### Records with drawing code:

⁂

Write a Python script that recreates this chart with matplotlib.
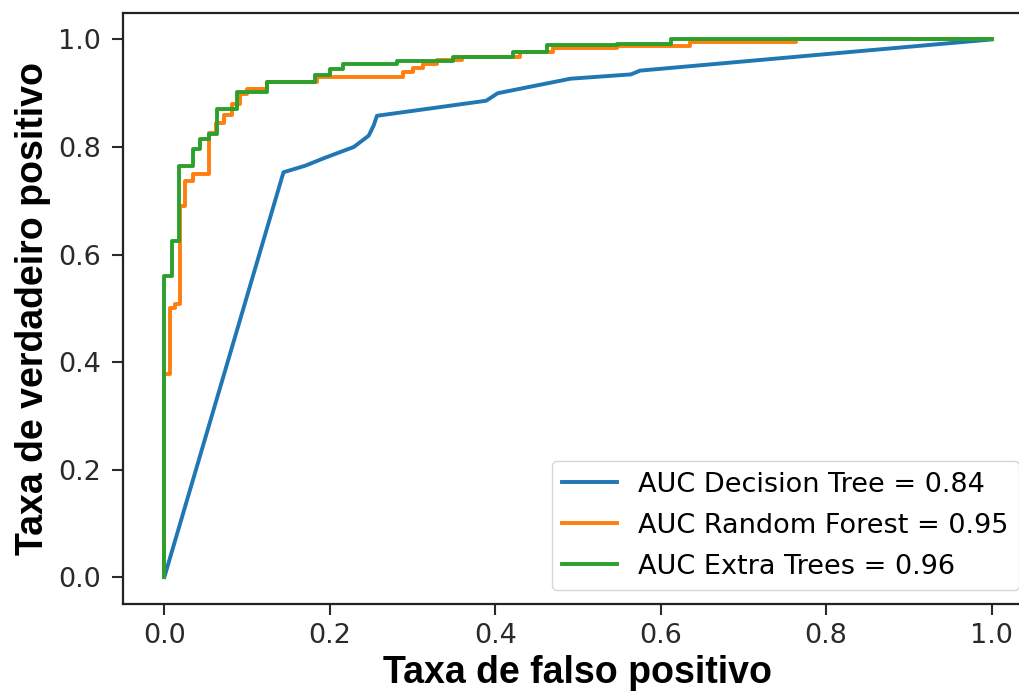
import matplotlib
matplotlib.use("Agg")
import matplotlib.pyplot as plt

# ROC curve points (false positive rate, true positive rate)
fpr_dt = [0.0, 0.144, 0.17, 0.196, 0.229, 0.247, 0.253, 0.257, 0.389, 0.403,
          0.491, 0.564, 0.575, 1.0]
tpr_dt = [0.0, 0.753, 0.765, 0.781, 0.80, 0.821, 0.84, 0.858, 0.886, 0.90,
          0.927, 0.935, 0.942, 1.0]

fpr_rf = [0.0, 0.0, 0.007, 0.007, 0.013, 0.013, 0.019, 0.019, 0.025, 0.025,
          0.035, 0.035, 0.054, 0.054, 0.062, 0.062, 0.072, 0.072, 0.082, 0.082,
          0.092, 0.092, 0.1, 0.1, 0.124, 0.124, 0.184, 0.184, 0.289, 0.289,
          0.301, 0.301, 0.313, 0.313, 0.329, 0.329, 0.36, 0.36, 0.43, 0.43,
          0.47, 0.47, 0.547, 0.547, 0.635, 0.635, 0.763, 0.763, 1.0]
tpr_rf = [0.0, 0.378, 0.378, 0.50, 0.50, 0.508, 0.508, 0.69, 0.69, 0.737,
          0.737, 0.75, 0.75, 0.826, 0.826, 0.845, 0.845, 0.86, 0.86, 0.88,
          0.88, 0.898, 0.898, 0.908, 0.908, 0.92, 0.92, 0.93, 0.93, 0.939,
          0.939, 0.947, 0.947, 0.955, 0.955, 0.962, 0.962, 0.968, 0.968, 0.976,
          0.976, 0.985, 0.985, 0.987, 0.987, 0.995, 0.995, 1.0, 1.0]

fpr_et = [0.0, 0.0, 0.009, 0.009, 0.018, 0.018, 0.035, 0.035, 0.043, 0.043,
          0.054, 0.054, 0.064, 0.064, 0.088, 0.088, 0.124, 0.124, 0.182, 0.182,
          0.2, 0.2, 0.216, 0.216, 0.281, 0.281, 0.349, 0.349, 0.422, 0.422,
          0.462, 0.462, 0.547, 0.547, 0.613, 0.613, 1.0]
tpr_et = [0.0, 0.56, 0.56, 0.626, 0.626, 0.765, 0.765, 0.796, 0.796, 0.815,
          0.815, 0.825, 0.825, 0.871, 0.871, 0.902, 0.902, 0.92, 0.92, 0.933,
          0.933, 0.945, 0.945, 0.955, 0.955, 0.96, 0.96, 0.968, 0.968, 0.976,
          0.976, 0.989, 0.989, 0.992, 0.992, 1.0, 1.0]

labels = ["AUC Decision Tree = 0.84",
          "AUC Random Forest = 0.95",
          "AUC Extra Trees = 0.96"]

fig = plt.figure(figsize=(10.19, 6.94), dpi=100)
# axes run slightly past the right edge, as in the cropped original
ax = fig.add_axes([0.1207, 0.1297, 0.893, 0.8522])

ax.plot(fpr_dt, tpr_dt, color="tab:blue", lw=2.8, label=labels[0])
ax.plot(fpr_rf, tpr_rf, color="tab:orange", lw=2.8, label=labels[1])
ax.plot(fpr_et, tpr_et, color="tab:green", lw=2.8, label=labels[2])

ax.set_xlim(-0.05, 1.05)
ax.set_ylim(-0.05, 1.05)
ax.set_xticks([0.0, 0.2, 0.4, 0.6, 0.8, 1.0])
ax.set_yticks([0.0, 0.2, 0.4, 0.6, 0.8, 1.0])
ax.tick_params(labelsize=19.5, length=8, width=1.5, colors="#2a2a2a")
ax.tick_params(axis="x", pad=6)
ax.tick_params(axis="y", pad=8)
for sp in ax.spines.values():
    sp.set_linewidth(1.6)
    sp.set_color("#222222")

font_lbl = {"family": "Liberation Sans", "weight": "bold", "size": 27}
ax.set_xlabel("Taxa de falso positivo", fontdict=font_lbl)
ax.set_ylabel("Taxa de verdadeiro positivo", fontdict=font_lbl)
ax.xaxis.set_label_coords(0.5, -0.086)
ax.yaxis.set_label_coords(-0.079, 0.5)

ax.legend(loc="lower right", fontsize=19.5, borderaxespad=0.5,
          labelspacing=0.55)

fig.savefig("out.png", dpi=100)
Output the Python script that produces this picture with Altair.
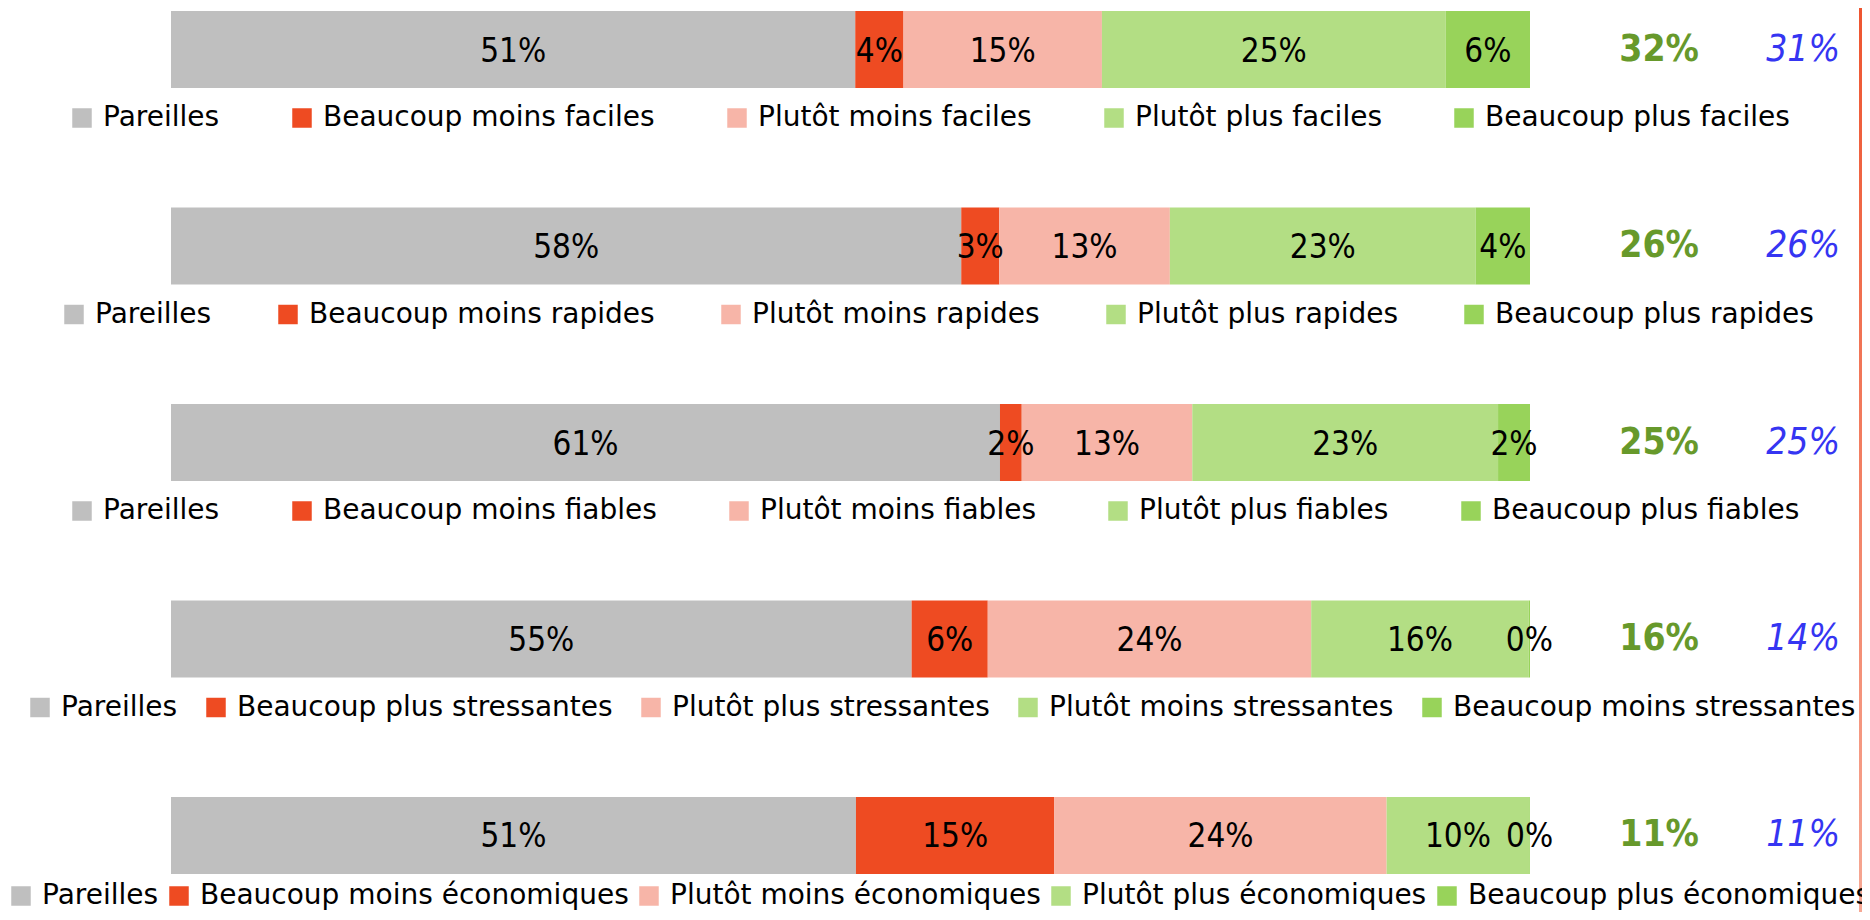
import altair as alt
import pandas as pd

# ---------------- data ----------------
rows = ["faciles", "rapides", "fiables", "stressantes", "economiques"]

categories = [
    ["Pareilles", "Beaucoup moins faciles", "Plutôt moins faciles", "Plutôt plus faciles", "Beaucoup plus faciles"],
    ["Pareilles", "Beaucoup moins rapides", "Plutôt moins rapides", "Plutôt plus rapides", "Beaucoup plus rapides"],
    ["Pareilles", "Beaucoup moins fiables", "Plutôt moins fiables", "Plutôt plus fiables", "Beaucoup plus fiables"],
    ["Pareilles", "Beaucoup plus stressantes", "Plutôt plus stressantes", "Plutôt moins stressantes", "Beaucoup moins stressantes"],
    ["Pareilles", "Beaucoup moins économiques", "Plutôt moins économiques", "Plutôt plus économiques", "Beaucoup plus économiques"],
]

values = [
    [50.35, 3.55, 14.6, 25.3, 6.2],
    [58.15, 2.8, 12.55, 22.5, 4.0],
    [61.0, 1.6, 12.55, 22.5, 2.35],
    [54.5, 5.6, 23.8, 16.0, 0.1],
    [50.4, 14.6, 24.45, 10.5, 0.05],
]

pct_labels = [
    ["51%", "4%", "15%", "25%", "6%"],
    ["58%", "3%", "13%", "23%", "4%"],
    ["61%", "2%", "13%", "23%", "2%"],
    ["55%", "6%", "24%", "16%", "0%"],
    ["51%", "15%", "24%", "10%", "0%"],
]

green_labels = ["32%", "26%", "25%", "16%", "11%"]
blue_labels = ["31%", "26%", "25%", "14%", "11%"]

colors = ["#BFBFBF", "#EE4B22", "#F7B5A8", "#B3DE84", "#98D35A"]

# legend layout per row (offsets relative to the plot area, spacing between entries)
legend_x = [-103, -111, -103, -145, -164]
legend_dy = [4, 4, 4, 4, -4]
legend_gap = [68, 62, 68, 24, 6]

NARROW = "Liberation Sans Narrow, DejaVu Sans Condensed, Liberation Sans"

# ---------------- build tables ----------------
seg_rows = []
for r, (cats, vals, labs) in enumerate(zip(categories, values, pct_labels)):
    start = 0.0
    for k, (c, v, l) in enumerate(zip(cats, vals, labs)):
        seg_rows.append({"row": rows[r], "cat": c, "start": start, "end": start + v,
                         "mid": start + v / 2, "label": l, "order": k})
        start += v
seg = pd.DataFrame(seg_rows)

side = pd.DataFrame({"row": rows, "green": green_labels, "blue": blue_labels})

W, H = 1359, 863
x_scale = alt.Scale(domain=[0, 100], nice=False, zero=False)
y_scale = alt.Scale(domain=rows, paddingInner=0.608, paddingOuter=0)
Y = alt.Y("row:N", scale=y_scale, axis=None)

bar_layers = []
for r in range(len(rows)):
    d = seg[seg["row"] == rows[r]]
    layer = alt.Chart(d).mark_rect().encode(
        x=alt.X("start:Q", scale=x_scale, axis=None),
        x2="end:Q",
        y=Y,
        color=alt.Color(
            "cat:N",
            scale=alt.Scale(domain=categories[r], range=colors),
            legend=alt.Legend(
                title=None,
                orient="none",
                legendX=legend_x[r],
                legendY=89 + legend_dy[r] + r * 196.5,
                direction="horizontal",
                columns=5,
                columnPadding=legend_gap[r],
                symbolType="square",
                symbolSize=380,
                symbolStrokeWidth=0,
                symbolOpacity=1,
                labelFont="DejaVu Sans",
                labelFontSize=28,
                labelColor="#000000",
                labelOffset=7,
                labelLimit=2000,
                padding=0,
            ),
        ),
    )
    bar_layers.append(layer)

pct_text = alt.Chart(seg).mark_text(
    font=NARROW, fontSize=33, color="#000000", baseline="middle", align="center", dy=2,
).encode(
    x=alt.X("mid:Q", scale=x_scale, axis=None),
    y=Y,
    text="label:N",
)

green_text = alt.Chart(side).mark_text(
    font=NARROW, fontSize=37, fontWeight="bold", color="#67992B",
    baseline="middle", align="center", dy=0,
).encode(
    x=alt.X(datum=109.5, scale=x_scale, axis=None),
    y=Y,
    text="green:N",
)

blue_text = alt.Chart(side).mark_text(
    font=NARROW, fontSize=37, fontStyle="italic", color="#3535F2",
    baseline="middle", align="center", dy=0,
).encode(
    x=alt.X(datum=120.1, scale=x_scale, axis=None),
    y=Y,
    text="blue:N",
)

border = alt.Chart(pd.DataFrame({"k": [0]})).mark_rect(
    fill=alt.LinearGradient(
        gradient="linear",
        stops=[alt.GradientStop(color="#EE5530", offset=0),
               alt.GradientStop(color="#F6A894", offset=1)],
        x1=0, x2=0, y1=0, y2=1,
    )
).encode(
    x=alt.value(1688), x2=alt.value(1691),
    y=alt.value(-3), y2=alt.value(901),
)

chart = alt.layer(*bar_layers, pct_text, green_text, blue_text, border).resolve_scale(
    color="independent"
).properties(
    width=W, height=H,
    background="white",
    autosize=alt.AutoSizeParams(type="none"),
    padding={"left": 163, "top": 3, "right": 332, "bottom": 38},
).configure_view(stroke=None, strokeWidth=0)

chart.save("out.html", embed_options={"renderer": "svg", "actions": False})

⁂

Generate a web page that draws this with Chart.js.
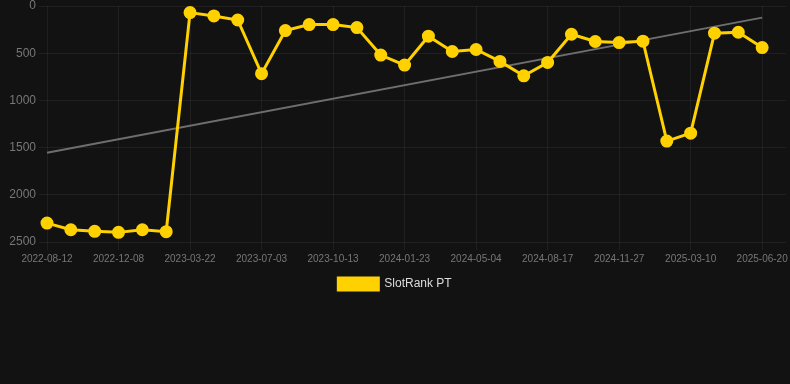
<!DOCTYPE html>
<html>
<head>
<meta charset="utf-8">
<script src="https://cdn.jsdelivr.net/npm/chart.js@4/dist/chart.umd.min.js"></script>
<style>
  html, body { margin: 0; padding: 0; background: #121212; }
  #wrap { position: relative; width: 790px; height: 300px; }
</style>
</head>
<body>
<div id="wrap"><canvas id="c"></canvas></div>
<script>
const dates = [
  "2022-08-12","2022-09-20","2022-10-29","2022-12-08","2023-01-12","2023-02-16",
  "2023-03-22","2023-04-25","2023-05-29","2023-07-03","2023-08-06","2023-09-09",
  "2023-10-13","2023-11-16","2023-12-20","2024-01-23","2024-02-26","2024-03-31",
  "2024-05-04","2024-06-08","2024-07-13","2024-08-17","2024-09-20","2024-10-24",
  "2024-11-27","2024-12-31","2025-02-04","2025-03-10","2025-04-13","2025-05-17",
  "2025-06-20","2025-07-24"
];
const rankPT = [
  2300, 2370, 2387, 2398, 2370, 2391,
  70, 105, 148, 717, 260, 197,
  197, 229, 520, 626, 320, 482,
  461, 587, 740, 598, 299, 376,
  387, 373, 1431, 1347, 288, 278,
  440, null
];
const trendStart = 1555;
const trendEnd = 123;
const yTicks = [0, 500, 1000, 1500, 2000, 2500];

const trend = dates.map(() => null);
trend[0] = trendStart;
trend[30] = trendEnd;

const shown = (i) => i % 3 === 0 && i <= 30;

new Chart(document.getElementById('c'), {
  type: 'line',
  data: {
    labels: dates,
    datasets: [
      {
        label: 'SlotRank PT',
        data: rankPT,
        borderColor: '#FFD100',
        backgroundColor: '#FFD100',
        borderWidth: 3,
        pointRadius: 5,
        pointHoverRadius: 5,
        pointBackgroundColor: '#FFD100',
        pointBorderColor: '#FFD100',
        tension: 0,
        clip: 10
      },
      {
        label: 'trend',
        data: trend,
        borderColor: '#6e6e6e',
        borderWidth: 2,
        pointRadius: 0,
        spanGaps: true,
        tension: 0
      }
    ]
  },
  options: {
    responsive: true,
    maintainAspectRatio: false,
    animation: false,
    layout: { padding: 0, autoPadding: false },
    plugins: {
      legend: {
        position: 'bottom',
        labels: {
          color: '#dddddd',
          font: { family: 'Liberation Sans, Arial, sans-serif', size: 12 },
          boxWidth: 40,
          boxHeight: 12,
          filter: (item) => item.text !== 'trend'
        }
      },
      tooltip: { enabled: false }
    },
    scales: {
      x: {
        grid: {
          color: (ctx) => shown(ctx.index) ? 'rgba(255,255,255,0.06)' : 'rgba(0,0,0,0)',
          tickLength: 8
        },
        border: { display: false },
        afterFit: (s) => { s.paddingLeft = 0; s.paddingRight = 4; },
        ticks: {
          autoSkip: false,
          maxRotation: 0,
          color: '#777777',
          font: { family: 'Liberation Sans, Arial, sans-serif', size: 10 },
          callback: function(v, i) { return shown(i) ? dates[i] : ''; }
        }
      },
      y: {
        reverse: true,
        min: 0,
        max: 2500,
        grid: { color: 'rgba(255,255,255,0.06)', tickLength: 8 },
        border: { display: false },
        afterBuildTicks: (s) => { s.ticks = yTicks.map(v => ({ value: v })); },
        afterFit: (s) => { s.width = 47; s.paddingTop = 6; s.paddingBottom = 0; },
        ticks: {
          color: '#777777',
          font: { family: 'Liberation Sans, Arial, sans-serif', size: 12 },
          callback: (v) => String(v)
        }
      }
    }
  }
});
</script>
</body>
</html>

⁂

### WORK INSTRUCTIONS:
Copy exactly the stretch of lines from the one containing "Write a Python" through the one containing "ax = fig.add_axes([0.1207, 0.1297, 0.893, 0.8522])", both included. Leave out any pictures.

### SOLVED PROBLEM:
Write a Python script that recreates this chart with matplotlib.
import matplotlib
matplotlib.use("Agg")
import matplotlib.pyplot as plt

# ROC curve points (false positive rate, true positive rate)
fpr_dt = [0.0, 0.144, 0.17, 0.196, 0.229, 0.247, 0.253, 0.257, 0.389, 0.403,
          0.491, 0.564, 0.575, 1.0]
tpr_dt = [0.0, 0.753, 0.765, 0.781, 0.80, 0.821, 0.84, 0.858, 0.886, 0.90,
          0.927, 0.935, 0.942, 1.0]

fpr_rf = [0.0, 0.0, 0.007, 0.007, 0.013, 0.013, 0.019, 0.019, 0.025, 0.025,
          0.035, 0.035, 0.054, 0.054, 0.062, 0.062, 0.072, 0.072, 0.082, 0.082,
          0.092, 0.092, 0.1, 0.1, 0.124, 0.124, 0.184, 0.184, 0.289, 0.289,
          0.301, 0.301, 0.313, 0.313, 0.329, 0.329, 0.36, 0.36, 0.43, 0.43,
          0.47, 0.47, 0.547, 0.547, 0.635, 0.635, 0.763, 0.763, 1.0]
tpr_rf = [0.0, 0.378, 0.378, 0.50, 0.50, 0.508, 0.508, 0.69, 0.69, 0.737,
          0.737, 0.75, 0.75, 0.826, 0.826, 0.845, 0.845, 0.86, 0.86, 0.88,
          0.88, 0.898, 0.898, 0.908, 0.908, 0.92, 0.92, 0.93, 0.93, 0.939,
          0.939, 0.947, 0.947, 0.955, 0.955, 0.962, 0.962, 0.968, 0.968, 0.976,
          0.976, 0.985, 0.985, 0.987, 0.987, 0.995, 0.995, 1.0, 1.0]

fpr_et = [0.0, 0.0, 0.009, 0.009, 0.018, 0.018, 0.035, 0.035, 0.043, 0.043,
          0.054, 0.054, 0.064, 0.064, 0.088, 0.088, 0.124, 0.124, 0.182, 0.182,
          0.2, 0.2, 0.216, 0.216, 0.281, 0.281, 0.349, 0.349, 0.422, 0.422,
          0.462, 0.462, 0.547, 0.547, 0.613, 0.613, 1.0]
tpr_et = [0.0, 0.56, 0.56, 0.626, 0.626, 0.765, 0.765, 0.796, 0.796, 0.815,
          0.815, 0.825, 0.825, 0.871, 0.871, 0.902, 0.902, 0.92, 0.92, 0.933,
          0.933, 0.945, 0.945, 0.955, 0.955, 0.96, 0.96, 0.968, 0.968, 0.976,
          0.976, 0.989, 0.989, 0.992, 0.992, 1.0, 1.0]

labels = ["AUC Decision Tree = 0.84",
          "AUC Random Forest = 0.95",
          "AUC Extra Trees = 0.96"]

fig = plt.figure(figsize=(10.19, 6.94), dpi=100)
# axes run slightly past the right edge, as in the cropped original
ax = fig.add_axes([0.1207, 0.1297, 0.893, 0.8522])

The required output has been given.